Tonight we stood on stage before the concert began and spoke to our audience about contract negotiations. Fort Worth deserves a world-class orchestra with a vision for our future that promotes GROWTH, NOT CUTS. See below for the full transcript of the speech.
Good evening ladies and gentlemen,
We are the musicians of the Ft. Worth Symphony and we want to thank you for attending tonight’s concert.
We are YOUR orchestra.
We live in your neighborhoods.
We shop in your stores and eat at your restaurants.
We attend your houses of worship.
We teach your children music, and our kids go to the same schools as yours.

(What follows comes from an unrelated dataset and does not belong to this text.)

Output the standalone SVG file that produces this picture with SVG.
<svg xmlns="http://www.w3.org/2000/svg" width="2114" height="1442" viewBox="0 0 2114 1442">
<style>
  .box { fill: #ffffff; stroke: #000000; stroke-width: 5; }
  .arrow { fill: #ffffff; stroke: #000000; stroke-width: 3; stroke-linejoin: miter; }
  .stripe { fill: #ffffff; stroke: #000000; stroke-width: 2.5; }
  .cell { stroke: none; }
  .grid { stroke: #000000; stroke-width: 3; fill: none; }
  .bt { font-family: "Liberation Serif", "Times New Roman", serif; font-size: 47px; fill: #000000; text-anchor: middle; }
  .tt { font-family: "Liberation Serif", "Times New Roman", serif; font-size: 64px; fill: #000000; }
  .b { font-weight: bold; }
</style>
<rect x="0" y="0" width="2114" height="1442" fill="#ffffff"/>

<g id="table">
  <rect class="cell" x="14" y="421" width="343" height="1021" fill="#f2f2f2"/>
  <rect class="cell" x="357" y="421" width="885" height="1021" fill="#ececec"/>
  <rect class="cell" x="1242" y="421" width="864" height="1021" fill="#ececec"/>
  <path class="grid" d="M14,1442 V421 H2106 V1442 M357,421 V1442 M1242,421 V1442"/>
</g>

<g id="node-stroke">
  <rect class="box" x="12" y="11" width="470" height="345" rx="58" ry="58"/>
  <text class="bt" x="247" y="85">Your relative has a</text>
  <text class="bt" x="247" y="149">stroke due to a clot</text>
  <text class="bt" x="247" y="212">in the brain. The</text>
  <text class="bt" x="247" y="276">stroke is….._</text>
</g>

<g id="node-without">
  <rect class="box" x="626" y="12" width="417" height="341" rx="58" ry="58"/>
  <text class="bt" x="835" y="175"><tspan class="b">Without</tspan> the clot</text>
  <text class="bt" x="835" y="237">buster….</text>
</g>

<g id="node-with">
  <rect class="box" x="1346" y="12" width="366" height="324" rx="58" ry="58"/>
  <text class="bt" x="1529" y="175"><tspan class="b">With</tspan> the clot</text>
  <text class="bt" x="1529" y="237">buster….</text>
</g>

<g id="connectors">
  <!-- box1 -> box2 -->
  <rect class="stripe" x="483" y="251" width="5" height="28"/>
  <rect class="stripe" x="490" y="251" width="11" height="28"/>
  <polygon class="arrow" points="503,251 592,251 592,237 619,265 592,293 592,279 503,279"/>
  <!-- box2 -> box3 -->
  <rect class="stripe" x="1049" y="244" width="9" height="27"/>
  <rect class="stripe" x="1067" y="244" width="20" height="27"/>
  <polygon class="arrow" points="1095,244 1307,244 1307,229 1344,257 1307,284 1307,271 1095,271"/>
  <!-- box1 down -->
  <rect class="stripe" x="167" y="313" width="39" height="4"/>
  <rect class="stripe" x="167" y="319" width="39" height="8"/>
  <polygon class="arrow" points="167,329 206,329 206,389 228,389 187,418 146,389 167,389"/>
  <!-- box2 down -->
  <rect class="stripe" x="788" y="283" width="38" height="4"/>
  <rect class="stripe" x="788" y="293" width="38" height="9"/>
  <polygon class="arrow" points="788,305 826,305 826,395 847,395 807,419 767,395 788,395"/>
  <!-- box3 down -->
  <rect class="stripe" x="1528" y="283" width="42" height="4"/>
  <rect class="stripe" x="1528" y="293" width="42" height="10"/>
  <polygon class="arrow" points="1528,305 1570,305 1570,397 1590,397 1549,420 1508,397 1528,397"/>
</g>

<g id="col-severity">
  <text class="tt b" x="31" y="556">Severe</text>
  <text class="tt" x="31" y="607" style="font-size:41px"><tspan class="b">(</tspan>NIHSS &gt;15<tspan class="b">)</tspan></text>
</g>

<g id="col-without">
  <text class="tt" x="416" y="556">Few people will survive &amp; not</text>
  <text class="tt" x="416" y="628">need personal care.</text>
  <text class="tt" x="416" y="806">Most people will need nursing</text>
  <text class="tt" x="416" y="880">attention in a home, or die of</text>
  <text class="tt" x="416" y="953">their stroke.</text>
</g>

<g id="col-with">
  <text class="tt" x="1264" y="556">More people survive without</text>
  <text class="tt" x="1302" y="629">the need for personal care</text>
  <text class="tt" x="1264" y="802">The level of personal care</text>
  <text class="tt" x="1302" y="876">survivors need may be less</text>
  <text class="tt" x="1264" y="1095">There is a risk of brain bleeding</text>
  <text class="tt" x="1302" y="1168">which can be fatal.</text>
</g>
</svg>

Five years ago, the musicians took a significant pay cut to help this organization. Now, our president and board want to cut our salaries even more. When inflation is factored in, this will amount to a total cut of almost 23%. And why? Because we are told by our management that there’s just no money in Ft. Worth, while orchestras all over the country are raising millions of dollars, and growing, in economies far less vibrant than ours.
Going backward is not the Ft. Worth way and dishonors the legacy of one of our oldest cultural treasures.
We ask you to stand with us to show our management that these musicians, and this city, deserve a world-class orchestra with a vision for our future that promotes GROWTH, NOT CUTS.
Thank you very much for your continued support!
After months of bargaining, management's proposal has barely changed—they are still demanding givebacks including cutting pay by almost 9%. We accepted a 13.5% pay cut to help with the bottom line in 2010. That would be a cumulative 22.8% cut since 2010 adjusted for inflation.
We musicians understand and are concerned about the financial challenges facing our orchestra. That’s why we proposed a one year pay freeze. We call on management to produce a comprehensive fundraising plan, along with a contract proposal promoting growth, not cuts.
Going backwards is not the Fort Worth way. Our community deserves an orchestra moving forward built on the legacy that musicians and civic leaders spent decades cultivating.